The Pumlumon Project's ethos of working with the communities who are already connected to the land makes it a particularly relevant project for the Hydrocitizenship team to consider.
'Effectively the Pumlumon project came about because it was recognised that there was a number of threats in the Welsh uplands; threats to biodiversity, which was our first interest as a wildlife trust, but also threats to the way that people engage with the landscape. Agricultural income was falling, the environment was declining, and these were all thought to be very separate things, until we started looking into the situation a bit more closely and we discovered that they were all very tightly interlinked.
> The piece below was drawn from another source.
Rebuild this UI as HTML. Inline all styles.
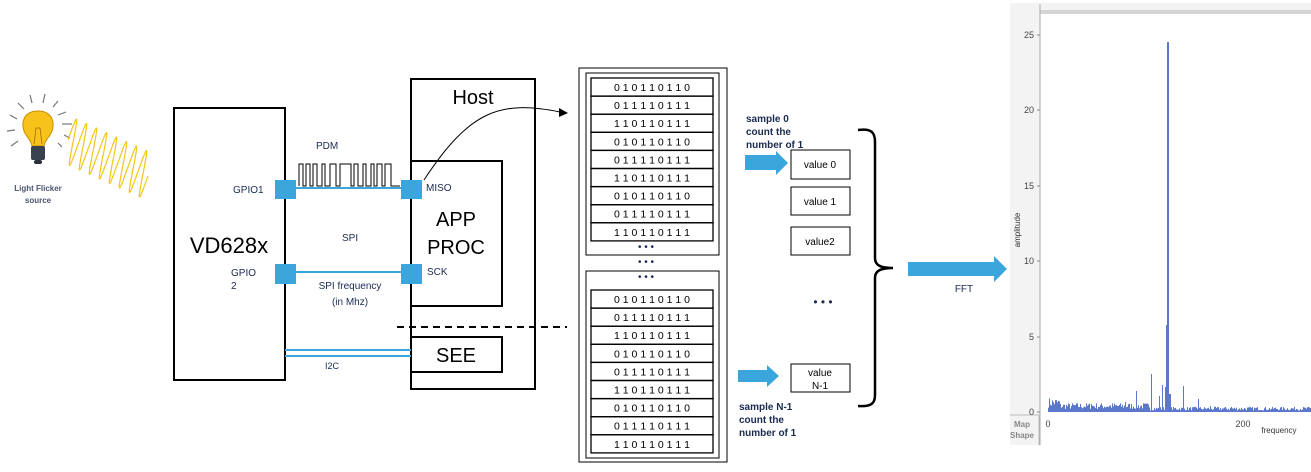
<!DOCTYPE html>
<html><head><meta charset="utf-8"><style>
body{margin:0;width:1311px;height:467px;background:#fff;overflow:hidden;font-family:"Liberation Sans",sans-serif}
</style></head><body>
<svg width="1311" height="467" viewBox="0 0 1311 467" xmlns="http://www.w3.org/2000/svg" font-family="Liberation Sans, sans-serif">
<g stroke="#777" stroke-width="1.2">
<line x1="10" y1="115" x2="17" y2="119"/><line x1="7" y1="131" x2="15" y2="130"/><line x1="11" y1="146" x2="18" y2="141"/>
<line x1="18" y1="103" x2="24" y2="109"/><line x1="30" y1="95" x2="32" y2="103"/><line x1="45" y1="94" x2="43" y2="103"/>
<line x1="58" y1="101" x2="53" y2="107"/><line x1="66" y1="112" x2="58" y2="115"/><line x1="72" y1="124" x2="62" y2="124"/>
<line x1="64" y1="135" x2="70" y2="138"/><line x1="58" y1="143" x2="62" y2="147"/></g>
<path d="M38 111 C24 111 21 122 24 131 C27 138 31 140 32 146 L44 146 C45 140 49 138 52 131 C55 122 52 111 38 111Z" fill="#f7c21a" stroke="#c98f00" stroke-width="1"/>
<path d="M34 144 L36 128 L40 128 L42 144" fill="none" stroke="#a06a00" stroke-width="0.8"/>
<rect x="31" y="146" width="14" height="14" rx="2" fill="#3a4150"/>
<rect x="34" y="160" width="8" height="4" rx="2" fill="#2a2f3a"/>
<path id="wave" fill="none" stroke="#f5c518" stroke-width="1.2" d=""/>
<text x="38" y="191" font-size="8" font-weight="bold" fill="#4a5570" text-anchor="middle">Light Flicker</text>
<text x="38" y="203" font-size="8" font-weight="bold" fill="#4a5570" text-anchor="middle">source</text>

<rect x="174" y="108" width="111" height="272" fill="none" stroke="#000" stroke-width="2"/>
<text x="229" y="253" font-size="22" text-anchor="middle">VD628x</text>
<text x="233" y="193" font-size="10" fill="#1a2a50">GPIO1</text>
<text x="231" y="276" font-size="10" fill="#1a2a50">GPIO</text>
<text x="231" y="289" font-size="10" fill="#1a2a50">2</text>
<rect x="411" y="79" width="124" height="310" fill="none" stroke="#000" stroke-width="2"/>
<text x="473" y="104" font-size="20" text-anchor="middle">Host</text>
<rect x="411" y="161" width="91" height="145" fill="none" stroke="#000" stroke-width="2"/>
<text x="456" y="226" font-size="20" text-anchor="middle">APP</text>
<text x="456" y="254" font-size="20" text-anchor="middle">PROC</text>
<rect x="411" y="337" width="91" height="35" fill="none" stroke="#000" stroke-width="2"/>
<text x="456" y="362" font-size="20" text-anchor="middle">SEE</text>
<line x1="397" y1="327" x2="567" y2="327" stroke="#000" stroke-width="2" stroke-dasharray="7,5"/>
<line x1="285" y1="188" x2="411" y2="188" stroke="#3aa6dc" stroke-width="2"/>
<line x1="285" y1="272" x2="411" y2="272" stroke="#3aa6dc" stroke-width="2"/>
<line x1="285" y1="350" x2="411" y2="350" stroke="#3aa6dc" stroke-width="2"/>
<line x1="285" y1="356" x2="411" y2="356" stroke="#3aa6dc" stroke-width="2"/>
<rect x="275" y="180" width="21" height="19" fill="#3aa6dc"/>
<rect x="401" y="180" width="21" height="19" fill="#3aa6dc"/>
<rect x="275" y="264" width="21" height="20" fill="#3aa6dc"/>
<rect x="401" y="264" width="21" height="20" fill="#3aa6dc"/>
<path d="M299 186 V164 H303 V186 H306 V164 H310 V186 H313 V164 H317 V186 H322 V164 H325 V186 H330 V164 H336 V186 H340 V164 H351 V186 H354 V164 H358 V186 H363 V164 H366 V186 H371 V164 H374 V186 H377 V164 H382 V186 H385 V164 H391 V186 H400" fill="none" stroke="#000" stroke-width="1"/>
<text x="316" y="149" font-size="10" fill="#1a2a50">PDM</text>
<text x="426" y="191" font-size="10" fill="#1a2a50">MISO</text>
<text x="427" y="275" font-size="10" fill="#1a2a50">SCK</text>
<text x="342" y="241" font-size="10" fill="#1a2a50">SPI</text>
<text x="350" y="289" font-size="10" fill="#1a2a50" text-anchor="middle">SPI frequency</text>
<text x="350" y="305" font-size="10" fill="#1a2a50" text-anchor="middle">(in Mhz)</text>
<text x="325" y="369" font-size="9" fill="#1a2a50">I2C</text>
<path d="M424 180 C470 110 500 100 560 112" fill="none" stroke="#000" stroke-width="1"/>
<polygon points="568,113 559,108 559,117" fill="#000"/>

<rect x="579" y="68" width="148" height="394" fill="none" stroke="#000" stroke-width="1"/>
<rect x="586" y="73" width="133" height="182" fill="none" stroke="#000" stroke-width="1"/>
<rect x="586" y="271" width="133" height="187" fill="none" stroke="#000" stroke-width="1"/>
<g id="rows1"></g>
<text x="646" y="250" font-size="10" text-anchor="middle" fill="#1a2a50">• • •</text>
<text x="646" y="265" font-size="10" text-anchor="middle" fill="#1a2a50">• • •</text>
<text x="646" y="280" font-size="10" text-anchor="middle" fill="#1a2a50">• • •</text>

<text x="746" y="122" font-size="10" font-weight="bold" fill="#1a2a50">sample 0</text>
<text x="746" y="135" font-size="10" font-weight="bold" fill="#1a2a50">count the</text>
<text x="746" y="148" font-size="10" font-weight="bold" fill="#1a2a50">number of 1</text>
<polygon points="745,155 776,155 776,151 788,163 776,175 776,170 745,170" fill="#3aa6dc"/>
<polygon points="738,370 767,370 767,365 779,376 767,387 767,382 738,382" fill="#3aa6dc"/>
<text x="739" y="410" font-size="10" font-weight="bold" fill="#1a2a50">sample N-1</text>
<text x="739" y="423" font-size="10" font-weight="bold" fill="#1a2a50">count the</text>
<text x="739" y="436" font-size="10" font-weight="bold" fill="#1a2a50">number of 1</text>
<g font-size="10" text-anchor="middle">
<rect x="791" y="150" width="59" height="29" fill="none" stroke="#000"/><text x="820" y="168">value 0</text>
<rect x="791" y="187" width="59" height="28" fill="none" stroke="#000"/><text x="820" y="205">value 1</text>
<rect x="791" y="227" width="59" height="28" fill="none" stroke="#000"/><text x="820" y="245">value2</text>
<rect x="791" y="364" width="59" height="28" fill="none" stroke="#000"/><text x="820" y="376">value</text><text x="820" y="389">N-1</text>
</g>
<text x="823" y="306" font-size="12" text-anchor="middle" fill="#1a2a50">• • •</text>
<path d="M858 130 C872 128 875 133 875 142 V258 C875 265 880 268 893 268 C880 268 875 271 875 278 V395 C875 403 872 407 858 406" fill="none" stroke="#000" stroke-width="2.5"/>
<polygon points="908,262 994,262 994,256 1007,269 994,282 994,276 908,276" fill="#3aa6dc"/>
<text x="964" y="292" font-size="10" fill="#1a2a50" text-anchor="middle">FFT</text>

<rect x="1010" y="3" width="301" height="442" fill="#f3f3f3"/>
<rect x="1040" y="12" width="271" height="433" fill="#fff"/>
<rect x="1040" y="10" width="271" height="4" fill="#d4d4d4"/>
<line x1="1040" y1="4" x2="1040" y2="445" stroke="#aaa" stroke-width="1"/>
<line x1="1010" y1="415" x2="1040" y2="415" stroke="#bbb"/>
<line x1="1039" y1="415" x2="1039" y2="445" stroke="#bbb"/>
<g font-size="9" fill="#444" text-anchor="end">
<text x="1034" y="38">25</text><text x="1034" y="113">20</text><text x="1034" y="189">15</text>
<text x="1034" y="264">10</text><text x="1034" y="340">5</text><text x="1034" y="415">0</text></g>
<g stroke="#888"><line x1="1037" y1="35" x2="1040" y2="35"/><line x1="1037" y1="110" x2="1040" y2="110"/><line x1="1037" y1="186" x2="1040" y2="186"/><line x1="1037" y1="261" x2="1040" y2="261"/><line x1="1037" y1="337" x2="1040" y2="337"/><line x1="1037" y1="412" x2="1040" y2="412"/></g>
<text transform="translate(1020,230) rotate(-90)" font-size="8" fill="#333" text-anchor="middle">amplitude</text>
<text x="1048" y="427" font-size="9" fill="#444" text-anchor="middle">0</text>
<text x="1243" y="427" font-size="9" fill="#444" text-anchor="middle">200</text>
<text x="1279" y="433" font-size="8" fill="#333" text-anchor="middle">frequency</text>
<text x="1022" y="427" font-size="8" fill="#888" text-anchor="middle" font-weight="bold">Map</text>
<text x="1022" y="438" font-size="8" fill="#888" text-anchor="middle" font-weight="bold">Shape</text>
<g id="bars" fill="#5b78cc"></g>
</svg>
<script>
var ns="http://www.w3.org/2000/svg";
var d="";for(var i=0;i<=400;i++){var t=i/400;var x=68+t*80,y=140+t*36;var ph=Math.sin(t*Math.PI*2*8);d+=(i?"L":"M")+(x+ph*6).toFixed(1)+" "+(y-ph*22).toFixed(1);}
document.getElementById("wave").setAttribute("d",d);
var pats=["0 1 0 1 1 0 1 1 0","0 1 1 1 1 0 1 1 1","1 1 0 1 1 0 1 1 1"];
var g=document.getElementById("rows1");
function rows(y0){for(var r=0;r<9;r++){var y=y0+r*18.1;var re=document.createElementNS(ns,"rect");re.setAttribute("x",591);re.setAttribute("y",y);re.setAttribute("width",122);re.setAttribute("height",18.1);re.setAttribute("fill","none");re.setAttribute("stroke","#000");re.setAttribute("stroke-width","1.3");g.appendChild(re);
var tx=document.createElementNS(ns,"text");tx.setAttribute("x",652);tx.setAttribute("y",y+13);tx.setAttribute("font-size","10.5");tx.setAttribute("text-anchor","middle");tx.textContent=pats[r%3];g.appendChild(tx);}}
rows(78);rows(290);
var b=document.getElementById("bars");var s=7;function rnd(){s=(s*16807)%2147483647;return s/2147483647;}
var peaks={1167:370,1166:87,1168:72,1151:38,1136:21,1183:26,1162:27,1159:16,1198:13,1165:25,1169:18,1170:18,1075:7,1091:8,1125:10,1210:6,1231:5};
for(var x=1048;x<1311;x++){var base=x<1060?11:(x<1150?7:4);var h=base*(0.4+rnd()*0.9);if(peaks[x])h=peaks[x];
var r=document.createElementNS(ns,"rect");r.setAttribute("x",x);r.setAttribute("y",412-h);r.setAttribute("width",x==1167?2:1);r.setAttribute("height",h);b.appendChild(r);}
</script>
</body></html>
So the way that the land was being managed, or not managed, was having a significant impact on the quality of the environment that was up there and therefore the quality of habitat and the different types of wildlife that you would encounter.'
Essentially, the Trust is working to restore very drained peat-bogs in a landscape that has suffered from intensive sheep farming. They have explored and promoted a range of solutions to this problem, such as advocating for some agriculturally marginal land to be kept sheep-free. This would allow trees and shrubs to grow (in gullies for instance), drawing water from the land with their complex root systems. There are benefits to all if nutrients can be drawn and held in the landscape, rather than washing into the sea. Such measures to restore the peat, and hold water in the land will also slow the flow of water downstream and help with flooding. Locking carbon into the peat will help to control emissions, relevant to climate change. Helping to explain these connections to the communities involved is an important aspect of the work.
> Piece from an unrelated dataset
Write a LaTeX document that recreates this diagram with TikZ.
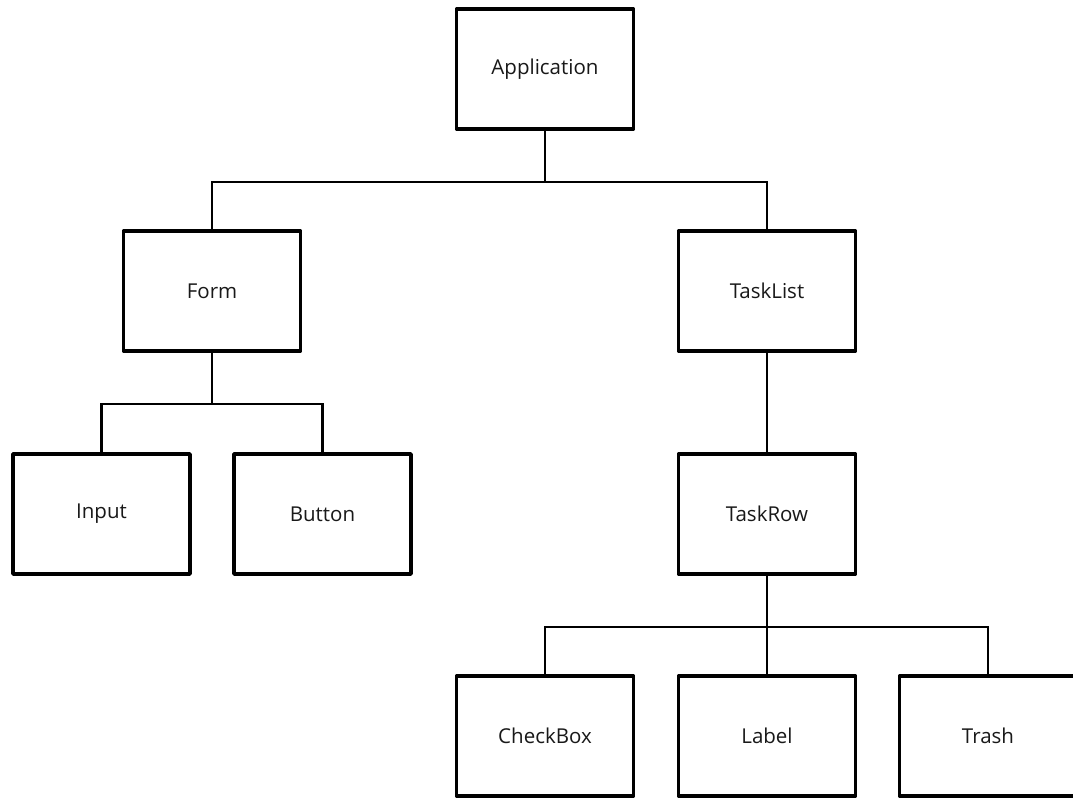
\documentclass[tikz,border=0pt]{standalone}
\usepackage{fontspec}
\setmainfont{Open Sans}
\begin{document}
\begin{tikzpicture}[x=1pt,y=-1pt,
  box/.style={draw=black, line width=3.6pt, fill=white, minimum width=177pt, minimum height=120pt,
    inner sep=0pt, font=\fontsize{20.5}{24}\selectfont, text=black!90, line join=round},
  wire/.style={draw=black, line width=2.8pt, line join=miter}]
\useasboundingbox (0,0) rectangle (1073,801);
\clip (0,0) rectangle (1073,801);
% bus coordinates
\coordinate (bus1) at (0,182);
\coordinate (bus2) at (0,404);
\coordinate (bus3) at (0,627);
% nodes
\node[box] (app) at (545,69) {Application};
\node[box] (form) at (212,291) {Form};
\node[box] (tasklist) at (767,291) {TaskList};
\node[box] (input) at (101.5,514) {Input};
\node[box] (button) at (322.5,514) {Button};
\node[box] (taskrow) at (767,514) {TaskRow};
\node[box] (checkbox) at (545,736) {CheckBox};
\node[box] (label) at (767,736) {Label};
\node[box] (trash) at (988,736) {Trash};
% connectors
\draw[wire] (app.south) -- (app.south |- bus1);
\draw[wire] (form.north) -- (form.north |- bus1) -- (tasklist.north |- bus1) -- (tasklist.north);
\draw[wire] (form.south) -- (form.south |- bus2);
\draw[wire] (input.north) -- (input.north |- bus2) -- (button.north |- bus2) -- (button.north);
\draw[wire] (tasklist.south) -- (taskrow.north);
\draw[wire] (taskrow.south) -- (taskrow.south |- bus3);
\draw[wire] (checkbox.north) -- (checkbox.north |- bus3) -- (trash.north |- bus3) -- (trash.north);
\draw[wire] (label.north) -- (label.north |- bus3);
\end{tikzpicture}
\end{document}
'The most important message that we’d like to get across is that all individuals have a role to play in the water as it moves through their community.'
This means being far more conscious of water, for example: using it responsibly, thinking about how to make our own gardens more permeable, making sure that septic tanks are empty, and collecting rainwater. A particular characteristic of ecological citizenship is that it shifts more weight towards responsibilities, rather than rights (as Andrew Dobson explains here): 'The source of the ecological citizen's obligation does not lie in reciprocity or mutual advantage, but in a non-reciprocal sense of justice, or of compassion.' Although acts of ecological citizenship can provide direct benefits for individuals and communities, that is not the primary motivation. Rather than having some kind of contract with the state, we have a set of obligations towards strangers, 'distant in time, as well as in space' (p6). Thinking of 'downstream' and 'upstream' responsibilities means acting in real, physical ways, but also conveys something more abstract; it is a commitment to act for those that we may never know, including the non-human.
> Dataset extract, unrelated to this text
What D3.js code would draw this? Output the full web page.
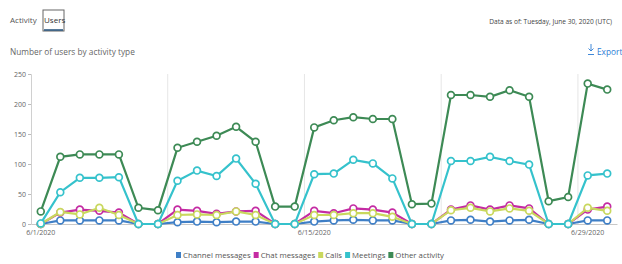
<!DOCTYPE html>
<html>
<head>
    <meta charset="utf-8" />
    <title></title>
    <script src="https://cdn.jsdelivr.net/npm/d3@7/dist/d3.min.js"></script>
    <style>
        body { margin: 0; background: #fff; font-family: "Open Sans", "Noto Sans", sans-serif; }
        svg text { fill: #555; }
    </style>
</head>
<body>
    <svg width="622" height="264"></svg>
    <script>
        var days = d3.range(1, 31).map(function (d) { return '6/' + d + '/2020'; });
        var tickLabels = ['6/1/2020', '6/15/2020', '6/29/2020'];
        var weekStarts = ['6/8/2020', '6/15/2020', '6/22/2020', '6/29/2020'];
        var yTicks = [0, 50, 100, 150, 200, 250];

        var seriesNames = ['Channel messages', 'Chat messages', 'Calls', 'Meetings', 'Other activity'];
        var seriesColors = ['#3f7fc6', '#c42ba3', '#c9d85e', '#35c2cc', '#3d8a55'];

        var channelMessages = [0, 6, 6, 6, 6, 0, 0, 3, 4, 3, 4, 4, 0, 0, 4, 6, 7, 6, 6, 0, 0, 6, 7, 4, 6, 7, 0, 0, 6, 6];
        var chatMessages = [0, 19, 24, 22, 19, 0, 0, 24, 22, 17, 21, 22, 0, 0, 22, 18, 26, 24, 19, 0, 0, 24, 31, 24, 31, 26, 0, 0, 24, 29];
        var calls = [0, 20, 16, 27, 15, 0, 0, 15, 16, 15, 21, 15, 0, 0, 15, 15, 18, 18, 12, 0, 0, 23, 27, 21, 26, 22, 0, 0, 27, 22];
        var meetings = [1, 53, 77, 77, 78, 0, 0, 72, 89, 80, 109, 67, 0, 0, 83, 84, 107, 101, 76, 0, 0, 105, 105, 112, 105, 99, 0, 0, 81, 84];
        var otherActivity = [21, 112, 116, 116, 116, 27, 23, 127, 137, 147, 162, 137, 29, 29, 161, 173, 178, 175, 175, 33, 34, 215, 215, 212, 223, 212, 38, 45, 234, 224];

        var seriesValues = [channelMessages, chatMessages, calls, meetings, otherActivity];

        var svg = d3.select('svg');

        // header
        svg.append('text').attr('x', 10).attr('y', 23).style('font-size', '8px').text('Activity');
        svg.append('rect').attr('x', 43).attr('y', 10).attr('width', 21).attr('height', 21)
            .attr('fill', 'none').attr('stroke', '#666').attr('stroke-width', 1);
        svg.append('line').attr('x1', 44).attr('x2', 63).attr('y1', 30).attr('y2', 30)
            .attr('stroke', '#1f4e79').attr('stroke-width', 1.5);
        svg.append('text').attr('x', 44).attr('y', 23).style('font-size', '8px').style('fill', '#333').text('Users');
        svg.append('text').attr('x', 612).attr('y', 24).attr('text-anchor', 'end')
            .style('font-size', '6.6px').style('fill', '#444').text('Data as of: Tuesday, June 30, 2020 (UTC)');
        svg.append('text').attr('x', 10).attr('y', 55).style('font-size', '8.3px').style('fill', '#666')
            .text('Number of users by activity type');
        svg.append('text').attr('x', 597).attr('y', 55)
            .style('font-size', '8.3px').style('fill', '#2a7bd4').text('Export');
        svg.append('path').attr('d', 'M591,44 v7 M588.5,48.5 l2.5,2.5 l2.5,-2.5 M588,54.5 h6')
            .attr('fill', 'none').attr('stroke', '#2a7bd4').attr('stroke-width', 0.9);

        var x = d3.scaleBand().domain(days).range([31, 617]);
        var y = d3.scaleLinear().domain([0, 250]).range([224, 74]);

        // week separators
        svg.selectAll('.week').data(weekStarts).enter().append('line')
            .attr('x1', function (d) { return x(d); })
            .attr('x2', function (d) { return x(d); })
            .attr('y1', 74).attr('y2', 224)
            .attr('stroke', '#e6e6e6').attr('stroke-width', 1);

        var yAxis = svg.append('g').attr('transform', 'translate(31,0)')
            .call(d3.axisLeft(y).tickValues(yTicks).tickSize(3).tickPadding(2));
        yAxis.select('.domain').attr('stroke', '#d0d0d0');
        yAxis.selectAll('.tick line').attr('stroke', '#bbb');
        yAxis.selectAll('text').style('font-size', '7px').style('fill', '#666').style('font-family', 'Open Sans, sans-serif');

        var xAxis = svg.append('g').attr('transform', 'translate(0,224)')
            .call(d3.axisBottom(x).tickValues(tickLabels).tickSize(0).tickPadding(6));
        xAxis.select('.domain').attr('stroke', '#c8c8c8');
        xAxis.selectAll('text').style('font-size', '7px').style('fill', '#666').style('font-family', 'Open Sans, sans-serif');

        var line = d3.line()
            .x(function (d, i) { return x(days[i]) + x.bandwidth() / 2; })
            .y(function (d) { return y(d); });

        var groups = svg.selectAll('.series').data(seriesValues).enter().append('g');

        groups.append('path')
            .attr('d', function (d) { return line(d); })
            .attr('fill', 'none')
            .attr('stroke', function (d, i) { return seriesColors[i]; })
            .attr('stroke-width', 2.2);

        groups.each(function (vals, si) {
            d3.select(this).selectAll('circle').data(vals).enter().append('circle')
                .attr('cx', function (d, i) { return x(days[i]) + x.bandwidth() / 2; })
                .attr('cy', function (d) { return y(d); })
                .attr('r', 3.4)
                .attr('fill', '#fff')
                .attr('stroke', seriesColors[si])
                .attr('stroke-width', 1.7);
        });

        // legend
        var legend = svg.append('g').attr('transform', 'translate(176,258)');
        var offs = 0;
        seriesNames.forEach(function (name, i) {
            var g = legend.append('g').attr('transform', 'translate(' + offs + ',0)');
            g.append('rect').attr('x', 0).attr('y', -6).attr('width', 5).attr('height', 6).attr('fill', seriesColors[i]);
            var t = g.append('text').attr('x', 7).attr('y', 0).style('font-size', '7.8px').style('fill', '#555').text(name);
            offs += 7 + t.node().getComputedTextLength() + 3;
        });
    </script>
</body>
</html>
'I think that method of word-of -mouth communication is something that works particularly well here in Wales, and is probably more effective than any other form of marketing or trying to force policies on people.'
'I think it’s necessary to go to events and explain what’s happening, and also to give power, to empower the individual and small communities, into believing that what they do matters, and it’s not always that they give the responsibility to someone else, to government agencies, to water authorities, that it’s always someone else’s fault. Because there’s an awful lot that we can do as individuals and communities, and I think that people don’t realise that really. I also don’t think that they would expect Montgomeryshire Wildlife Trust to be leading such an initiative and I think it’s important to explain that to them.'
Indeed, the Wildlife Trust may not be the first organisation to come to mind when considering the issue of flooding, and its effects on human communities. Yet Liz presents a compelling argument:
'What’s really crucial is that now the scientific community is presenting strong arguments that a healthy and robust natural environment is very, very tightly related to a healthy and robust economy, and that of course then has significant effects on our social environment. So it’s all very much inter-related. We, as a wildlife trust – it’s no longer just about what’s outdoors. It’s about how people engage with that landscape, and the quality of their lives, as well.'
It does certainly seems like a false distinction to separate the ecological and social.